Определение “каторжный”, которое Горький дал крестьянскому труду, было справедливо в его время и осталось таковым на многие годы после его смерти. Однако к началу XX века важная реформа уже успела изменить и правовой статус крестьян и во многом изменила их мечты и виды на будущее. До 1861 года крестьяне Российской империи были крепостными, собственностью своих помещиков или государства и, подобно скоту, находились в их полном распоряжении. “Манифест об отмене крепостного права” и “Положение о крестьянах, выходящих из крепостной зависимости”, даровавшие крестьянам свободу, стали свидетельством огромного сдвига в государственном мышлении и готовности правительства пойти на не менее огромный риск, потому что царские министры боялись революции. Кроме того, “Манифест” и “Положение” навсегда изменили самоощущение крестьян. Однако экономические возможности бывших крепостных едва ли изменились к лучшему, потому что они обязаны были выкупать землю, которую они обрабатывали, по цене, рассчитанной таким образом, чтобы возместить их бывшим владельцам убытки, понесенные при потери живой собственности. На практике так называемый выкуп с финансовой точки зрения оставался совершенно неподъемным. Крестьяне были обременены долгами, доведены до нищеты, обречены на непрерывный труд и по-прежнему привязаны к земле.
Эта земля была так важна, потому что играла практически сакральную роль в жизни крестьянина. Вопреки утверждению Максима Горького, российские крестьяне вовсе не были “опустошены”, лишены желаний, “насыщены чувством безразличия” по отношению к собственной нищете, однако заботы, поглощавшие их внимание и вдохновлявшие их, существенно отличались от тех, что занимали выросших в городе сторонних наблюдателей. Тогда как у городских гостей, наблюдавших неосушенные топи и грязь по колено, эта мысль могла вызвать сомнения, крестьяне верили, что любая земля, возделываемая человеком, принадлежит ему по праву, ниспосланному свыше. Точнее сказать, земля принадлежала общине, “миру”, членами которого являлось большинство крестьян, потому что частная собственность была практически неизвестна.
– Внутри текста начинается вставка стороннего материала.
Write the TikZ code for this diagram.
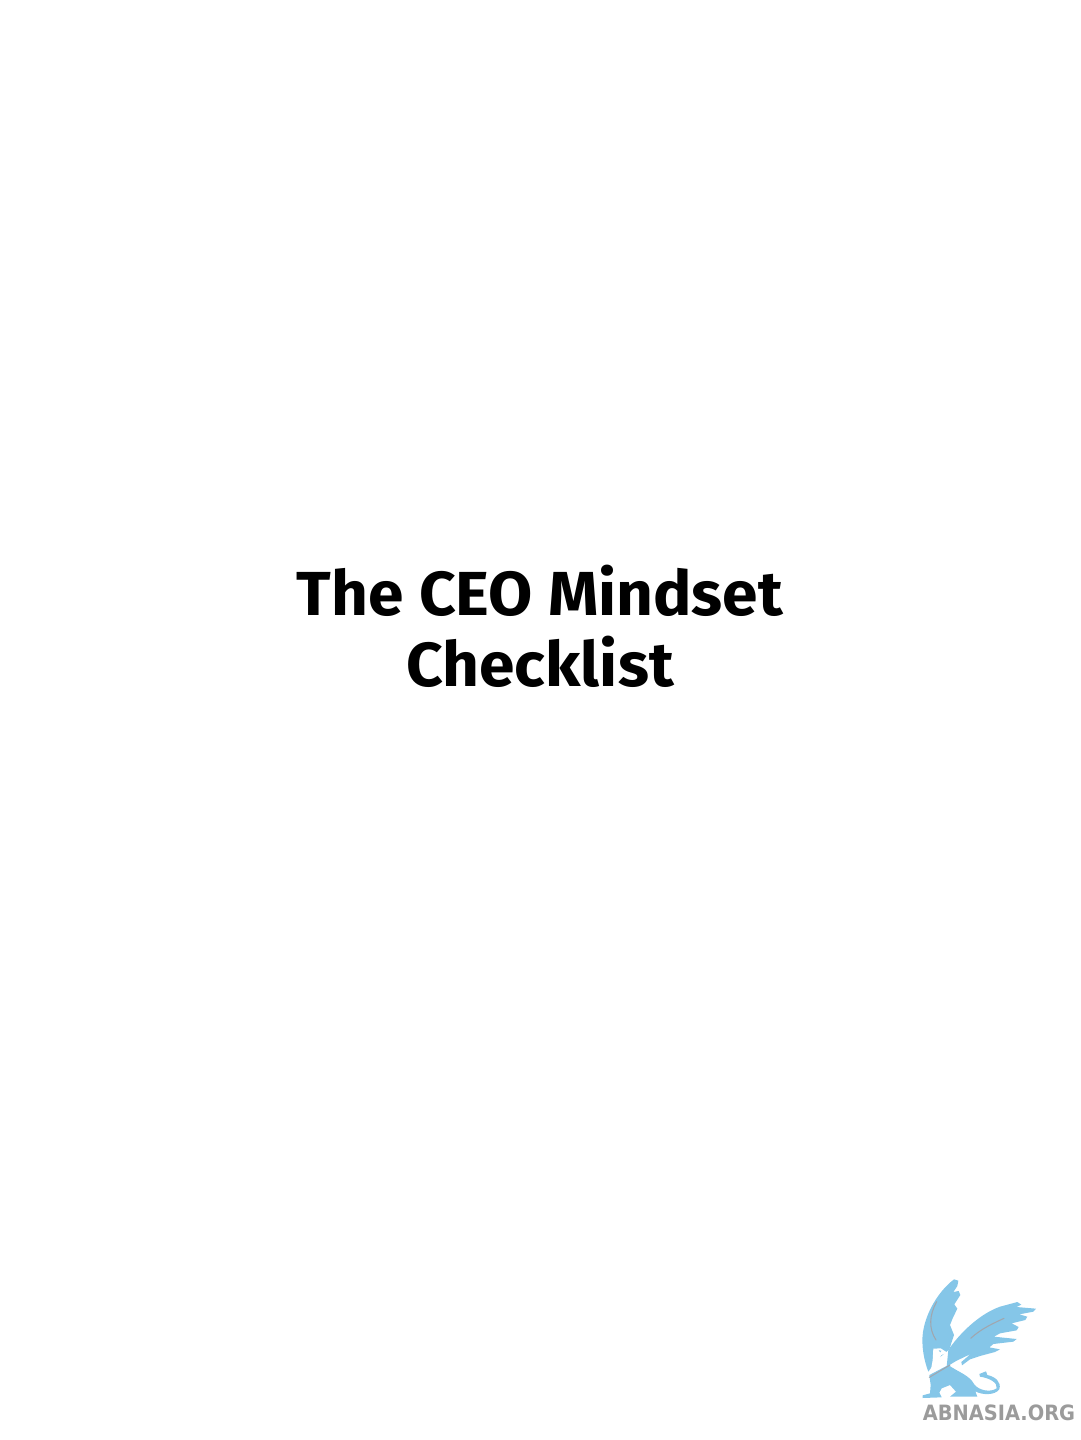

На самом деле мир крестьян был устроен согласно своей особой логике, и хотя в ходу здесь были некоторые слова, которые могли быть знакомы и городским чужакам, не принадлежавшим этому сообществу, ценности и цели были совершенно иные, а в понятия правды, равенства и справедливости вкладывалось особое значение, отвечающее местным задачам и потребностям[31].
Базовой ячейкой любой деревни был не индивид, а домохозяйство, и именно от этого сообщества зависело как социальное устройство в целом, так и то, как именно каждый человек воспринимал свое место в нем. За пределами домохозяйства именно мир распределял землю, мир мог дать любому человеку разрешение отправиться на поиски фабричной работы, и зачастую именно мир выносил местные решения по вопросам безопасности и правосудия. Подчиненность члена крестьянской общины этой группе воспроизводила общее иерархическое устройство российского общества. Эта система, по крайней мере до определенной степени, защищала слабых и была консервативной, но она не была столь вредоносной, развращающей и деградирующей, какой видели ее многие реформаторы.
Патриархат, царивший в домохозяйстве, отличала двойственность. Обычно женщины занимают подчиненное положение в крестьянских сообществах, однако дореволюционная Россия являла собой в этом смысле случай совершенно вопиющий. Тогда как мужчины обращались к другим мужчинам на миру как к “брату”, женщины были лишены самых базовых человеческих прав. Считалось само собой разумеющимся поколачивать жен, это было “полностью законным и естественным”, хотя, когда дело касалось “пахоты, сева, сгребания сена или жатвы”, та же самая жена считалась ровней и должна была работать на равных с мужчиной. Согласно крестьянской поговорке, “курица не птица, баба не человек”[32]. Однако сама по себе концепция патриархата не до конца выражает статус женщины в этой культуре, потому что именно женщины по большей части брали в свои руки руководство ситуацией, когда в семье кто-нибудь умирал, именно они оплакивали покойника и пели, создавая своего рода поэзию, именно на их плечах лежала ответственность за то, чтобы передать семейные традиции через поколения своим дочерям.